Becerikli insanlar, bir anlamda cezalı gibidir. Ama birşeyler yapmadan hayatta seyirci gibi de duramazlar, onlar çalışmak ve başarmak için yaratılmışlardır ve başarılarla beslenirler. Ama karşılığında hayatlarını ve zamanlarını rehin vermişlerdir. Tembel insanlar ise, her zaman kendi yerlerine düşünen, problemleri çözen birileri olmasının rahatlığıyla, taşın altına eline sokmak yerine, oturup sadece onu bunu eleştirmeyi, başarılı adamları daha aşağılara çekmeyi marifet sayarlar. Oysa ki gölge etmesinler başka ihsan istemez. zenginin malı züğürdün dilini yorar hesabı...Aynı zamanda bu tembel insanlar kendi başlarına birşey beceremeyecekleri için, bürokratik yol ve bağlantılarla, tanıdıklarla, onun bunun ekmeğine yağ sürmek suretiyle, yalakalıkla iş kotarmaya çalışırlar. Oysa hala onların pisliklerini çalışkan insanlar temizlemeye çalışmaktadır. Atlas, mitolojide dünyayı sırtında taşır. bu kitapta da dünyayı sırtında taşıyan akıllı ve çalışkan sanayi devlerinin bir anda ortadan yokolmasıyla dünyada yaşanmaya başlanan kaos hali çok güzel irdelenmiştir. Atlas, vazgeçmiştir...

2 yorum:

Adsız dedi ki...

Senin aksine, Atlas Vazgeçti'yi okuduktan sonra hakkındaki tartışmaları okumuştum.
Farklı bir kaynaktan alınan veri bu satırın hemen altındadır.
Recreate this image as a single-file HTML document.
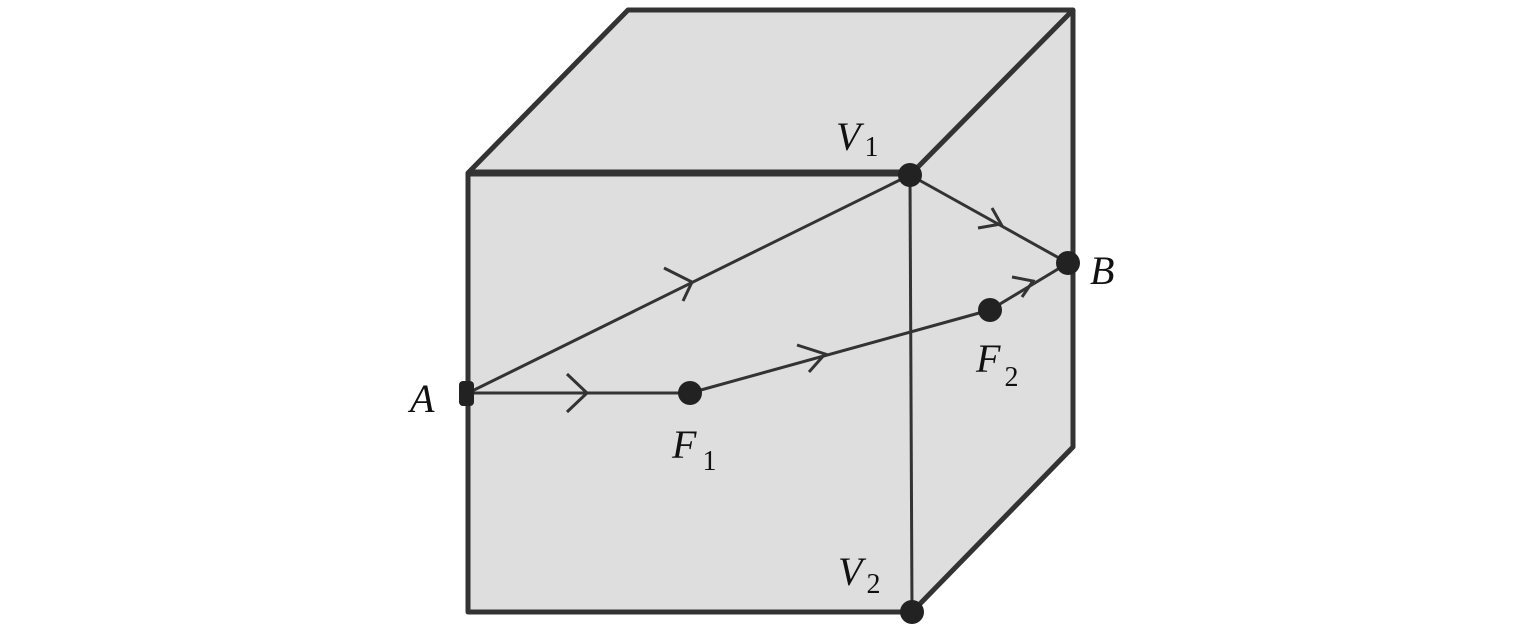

İlk önce kitabın yoğun bir bencillik ve egoistlik üzerine kurgulanmış olduğunu okuyunca çok şaşırmıştım. O kitapta bir sürü şey vardı ama bencillik yoktu bence :)

Ayn Rand'ın daha sonra bir kaç açıklamasını okuyunca (http://www.aynrand.org/site/PageServer?pagename=media_america_at_war_morality_and_civilian_casualties) biraz daha uzak hissetmeye başladım.

Unknown dedi ki...

Aslına bakarsak Ayn Rand "The Anthem" kitabında tüm felsefesini en az kurgu ve çıplaklığıyla açıklıyor. Her kitabını defalarca okudum. Harika bir kadın(dı).